Stores turn to Wi-Fi to track shoppers' comings and goings

More brick-and-mortar retailers are tracking shoppers who come into their stores by using Wi-Fi signals to figure out how they shop.

From the "just a little creepy" department: Brick-and-mortar stores are experimenting with Wi-Fi and advanced video surveillance to track customers as they shop.

The New York Times brings word of the trend, noting that Family Dollar, Cabela's, Benetton, and Warby Parker are among the stores that are testing these technologies. Nordstrom also tried tracking users via their Wi-Fi signals, and even posted signs alerting customers to the practice, but the store abandoned the effort in May after customers complained.
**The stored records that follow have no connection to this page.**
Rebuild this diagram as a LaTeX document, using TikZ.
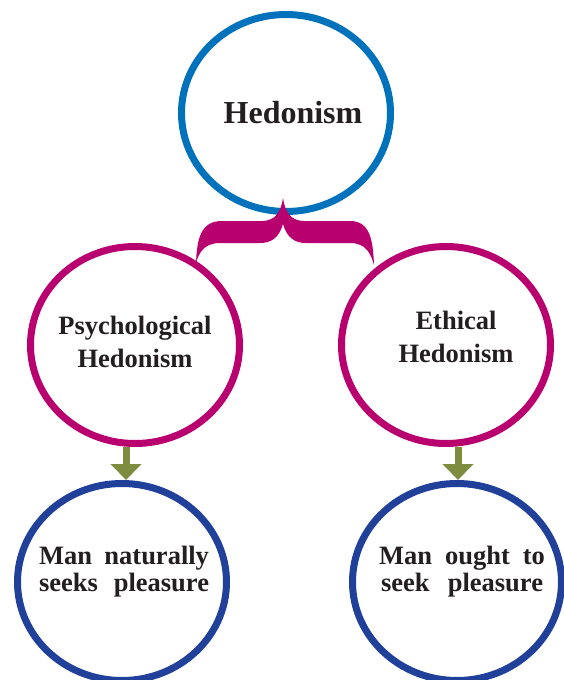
\documentclass[tikz,border=0pt]{standalone}
\usepackage{fontspec}
\setmainfont{Liberation Serif}
\usetikzlibrary{shapes.geometric,arrows.meta}
\definecolor{topblue}{RGB}{0,114,188}
\definecolor{magen}{RGB}{184,0,110}
\definecolor{navyblue}{RGB}{33,64,154}
\definecolor{olivegreen}{RGB}{125,140,62}
\definecolor{txt}{RGB}{35,31,32}
\begin{document}
\begin{tikzpicture}[x=1pt,y=-1pt,
  ring/.style={ellipse, draw, line width=7pt, minimum width=209pt, minimum height=197pt, inner sep=0pt},
  lbl/.style={text=txt, align=center, inner sep=0pt, font=\fontsize{26.5}{33}\selectfont\bfseries},
  lblb/.style={text=txt, align=center, inner sep=0pt, font=\fontsize{26.5}{27}\selectfont\bfseries},
  arr/.style={draw=olivegreen, line width=7pt, -{Triangle[width=30pt,length=16pt,fill=olivegreen]}}
]
\useasboundingbox (0,0) rectangle (564,680);
% circles
\node[ring, draw=topblue] (top) at (286,113) {};
\node[ring, draw=magen] (psych) at (135,345) {};
\node[ring, draw=magen] (eth) at (446,345) {};
\node[ring, draw=navyblue] (bl) at (122,582) {};
\node[ring, draw=navyblue] (br) at (457,582) {};
% labels
\node[text=txt, inner sep=0pt, font=\fontsize{32}{36}\selectfont\bfseries] (toplbl) at (293,113) {Hedonism};
\node[lbl] (psychlbl) at (135,342) {Psychological\\Hedonism};
\node[lbl] (ethlbl) at (456,337) {Ethical\\Hedonism};
\node[lblb] (bllbl) at (124,572) {\makebox[170pt][s]{Man naturally}\\\makebox[170pt][s]{seeks pleasure}};
\node[lblb] (brlbl) at (462,572) {\makebox[166pt][s]{Man ought to}\\\makebox[162pt][s]{seek pleasure}};
% brace
\fill[magen] (196,263)
  .. controls (197,240) and (200,221) .. (222,221)
  -- (262,221)
  .. controls (275,221) and (281,212) .. (283,198)
  .. controls (285,212) and (291,221) .. (304,221)
  -- (350,221)
  .. controls (370,221) and (373,240) .. (374,265)
  .. controls (371,255) and (367,243) .. (350,243)
  -- (306,243)
  .. controls (295,243) and (287,238) .. (283,224)
  .. controls (279,238) and (271,243) .. (260,243)
  -- (220,243)
  .. controls (205,243) and (199,252) .. (196,263) -- cycle;
% arrows
\draw[arr] ([xshift=4pt]psych.south -| bl.north) -- ([xshift=4pt]bl.north);
\draw[arr] ([xshift=1pt]eth.south -| br.north) -- ([xshift=1pt]br.north);
\end{tikzpicture}
\end{document}
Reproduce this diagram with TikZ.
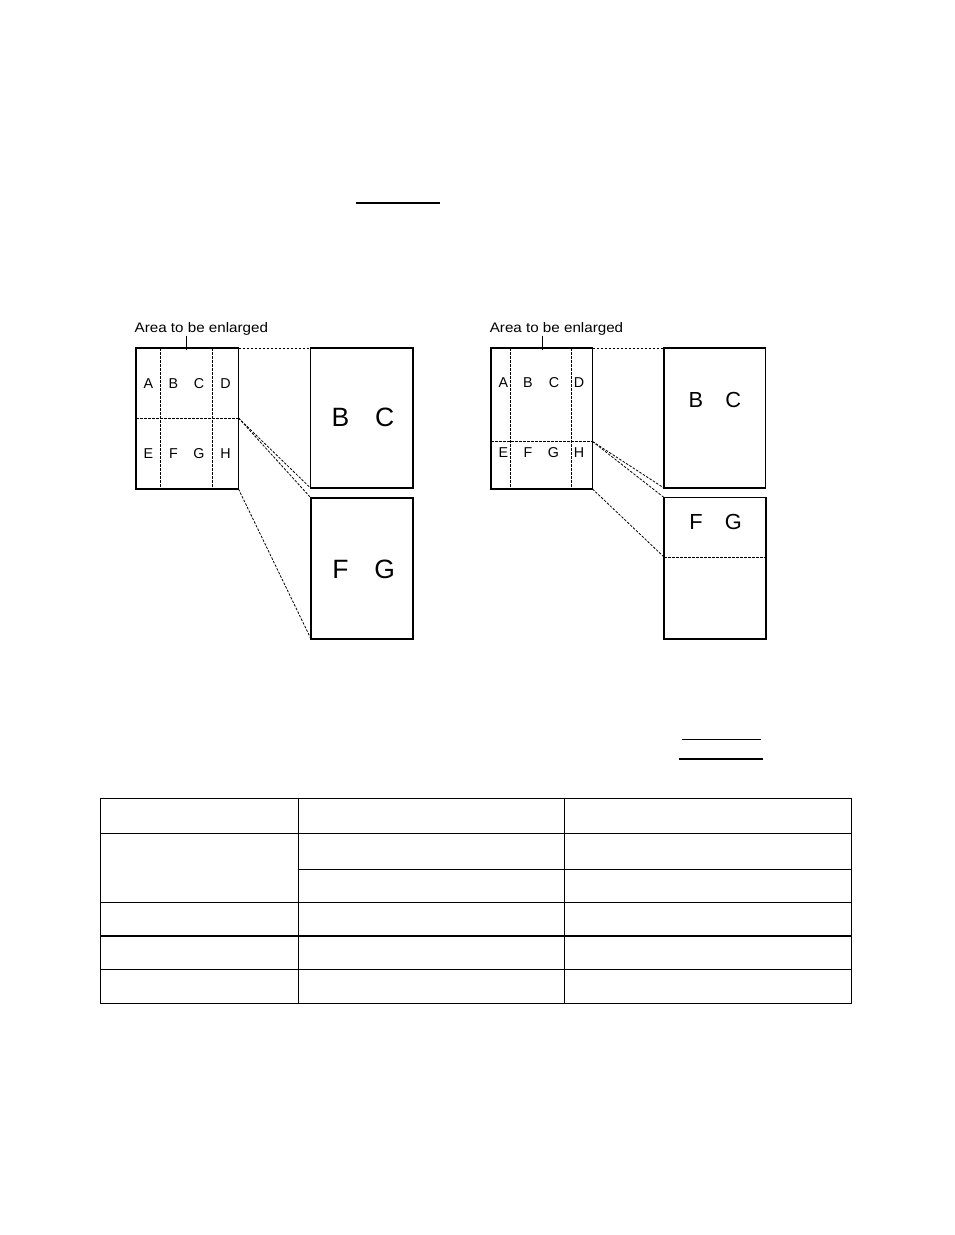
\documentclass[tikz,border=0pt]{standalone}
\usepackage{fontspec}
\setmainfont{Liberation Sans}
\begin{document}
\begin{tikzpicture}[x=1pt,y=-1pt,
  pagebox/.style={draw, line width=1.3pt, rectangle, inner sep=0pt, outer sep=0pt, anchor=north west},
  divline/.style={line width=0.8pt, dash pattern=on 2.5pt off 1.5pt},
  linkline/.style={line width=0.8pt, dash pattern=on 2.5pt off 1.5pt},
  smallletter/.style={inner sep=0pt, font=\fontsize{14.3}{14.3}\selectfont},
  bigletterL/.style={inner sep=0pt, font=\fontsize{26.5}{26.5}\selectfont},
  bigletterR/.style={inner sep=0pt, font=\fontsize{21.8}{21.8}\selectfont},
  arealabel/.style={inner sep=0pt, anchor=base, font=\fontsize{13.8}{13.8}\selectfont},
  leader/.style={line width=0.9pt},
  rule/.style={line width=1.3pt},
  tabline/.style={line width=1.3pt}]
\useasboundingbox[fill=white] (0,0) rectangle (954,1235);

% ---------- underline rules ----------
\coordinate (u1a) at (356,203); \coordinate (u1b) at (440,203);
\draw[rule] (u1a) -- (u1b);
\coordinate (u2a) at (682,739.3); \coordinate (u2b) at (761,739.3);
\draw[rule] (u2a) -- (u2b);
\coordinate (u3a) at (679,759); \coordinate (u3b) at (762.7,759);
\draw[rule] (u3a) -- (u3b);

% ---------- left figure ----------
\node[pagebox, minimum width=102.5pt, minimum height=141pt] (smallL) at (136,348) {};
\draw[divline] (160.5,348) -- (160.5,489);
\draw[divline] (212,348) -- (212,489);
\draw[divline] (136,418) -- (238.5,418);
\coordinate (cutL) at (238.5,418);
\foreach \t/\x/\y in {A/148.5/384,B/173.5/384,C/199/384,D/225.5/384,
                      E/148.5/454,F/173.5/454,G/199/454,H/225.5/454}
  \node[smallletter] (L\t) at (\x,\y) {\t};
\node[arealabel, xscale=1.1] (labL) at (201.4,332.7) {Area to be enlarged};
\coordinate (leadL) at (186.5,335.5);
\draw[leader] (leadL) -- (leadL |- 0,350);

\node[pagebox, minimum width=102.5pt, minimum height=140pt] (bigTL) at (310.5,348) {};
\node[pagebox, minimum width=102pt, minimum height=141pt] (bigBL) at (311,498) {};
\node[bigletterL] (BL) at (340.5,417) {B};
\node[bigletterL] (CL) at (384.7,417) {C};
\node[bigletterL] (FL) at (340.5,569) {F};
\node[bigletterL] (GL) at (384.7,569) {G};

\draw[linkline] (smallL.north east) -- (bigTL.north west);
\draw[linkline] (cutL) -- (bigTL.south west);
\draw[linkline] (cutL) -- (bigBL.north west);
\draw[linkline] (smallL.south east) -- (bigBL.south west);

% ---------- right figure ----------
\node[pagebox, minimum width=101.5pt, minimum height=141pt] (smallR) at (491,348) {};
\draw[divline] (510.5,348) -- (510.5,489);
\draw[divline] (571,348) -- (571,489);
\draw[divline] (491,441.5) -- (592.5,441.5);
\coordinate (cutR) at (592.5,441.5);
\foreach \t/\x/\y in {A/503.5/383,B/528/383,C/554/383,D/579/383,
                      E/503.5/453,F/528/453,G/553.5/453,H/579/453}
  \node[smallletter] (R\t) at (\x,\y) {\t};
\node[arealabel, xscale=1.1] (labR) at (556.5,332.7) {Area to be enlarged};
\coordinate (leadR) at (542,335.5);
\draw[leader] (leadR) -- (leadR |- 0,350);

\node[pagebox, minimum width=101.5pt, minimum height=140pt] (bigTR) at (664,348) {};
\node[pagebox, minimum width=102pt, minimum height=141.5pt] (bigBR) at (664,497.5) {};
\coordinate (fgcut) at (664,557);
\draw[divline] (fgcut) -- (bigBR.east |- fgcut);
\node[bigletterR] (BR) at (696,399.5) {B};
\node[bigletterR] (CR) at (733.3,399.5) {C};
\node[bigletterR] (FR) at (696,522) {F};
\node[bigletterR] (GR) at (733.3,522) {G};

\draw[linkline] (smallR.north east) -- (bigTR.north west);
\draw[linkline] (cutR) -- (bigTR.south west);
\draw[linkline] (cutR) -- (bigBR.north west);
\draw[linkline] (smallR.south east) -- (fgcut);

% ---------- table ----------
\def\xa{100.5}\def\xb{298.3}\def\xc{564.3}\def\xd{851.3}
\draw[tabline] (\xa,798.3) rectangle (\xd,1003.3);
\draw[tabline] (\xb,798.3) -- (\xb,1003.3);
\draw[tabline] (\xc,798.3) -- (\xc,1003.3);
\draw[tabline] (\xa,833.3) -- (\xd,833.3);
\draw[tabline] (\xb,869.3) -- (\xd,869.3);
\draw[tabline] (\xa,902.7) -- (\xd,902.7);
\draw[tabline] (\xa,936) -- (\xd,936);
\draw[tabline] (\xa,969.3) -- (\xd,969.3);
\end{tikzpicture}
\end{document}
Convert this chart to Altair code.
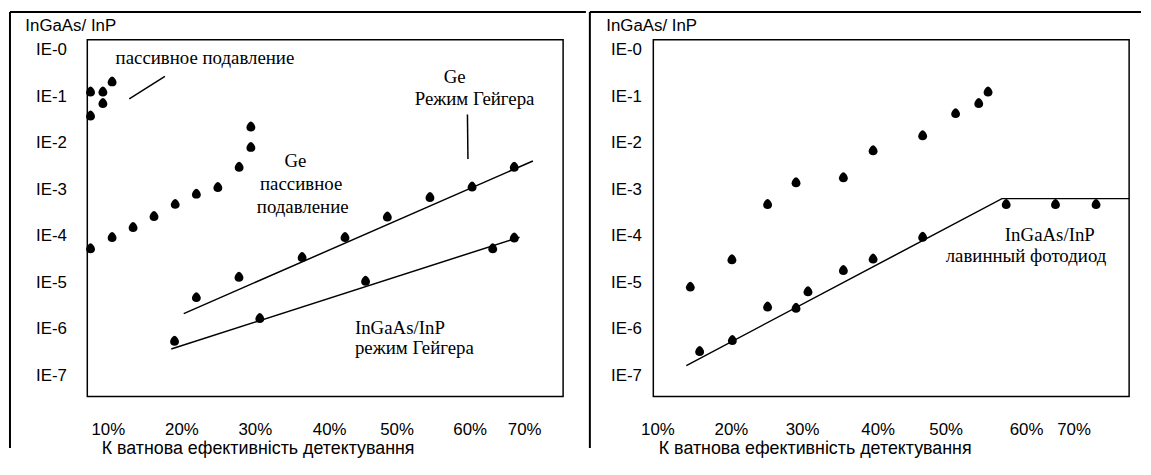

Stores aren't able to glean personal information this way, but with Wi-Fi tracking services such as RetailNext, they can figure out how long shoppers stay, where they tend to look around, and whether they end up going to the register. Because smartphones are constantly looking for Wi-Fi signals, stores can detect the location of those phones within a 10-foot radius, even if the shopper isn't connected to the network, the Times reports.

Slightly more unnerving is the use of advanced video technologies to learn even more about shoppers as they browse. The Times describes a $1500 stereoscopic camera from Brickstream that can separate adults from children, and technology from Realeyes that can detect people's emotions. Better cameras and image processing have made these technologies possible.

Creepy as it seems, shoppers should realize that these forms of tracking aren't much different than the tracking cookies that online retailers use to follow people around the Web. If anything, tracking cookies are even more intrusive, because they are able to put together broader profiles of users as they use the Internet and tie those profiles to a single unique identifier.

And while the overall idea of being followed is unnerving, the goal of merchants, both online and offline, is to provide a better shopping experience. Just as tracking cookies aim to serve more accurate advertisements, retailers hope to figure out how people shop, and adjust their stores accordingly.

To what extent that actually helps sell more products is another question, one that's unaddressed by the Times story. But as one commenter points out, the big advantage brick-and-mortar stores have is the ability to make personal connections with customers. It'd be a shame to squander that advantage in pursuit of making the real world more like the online one.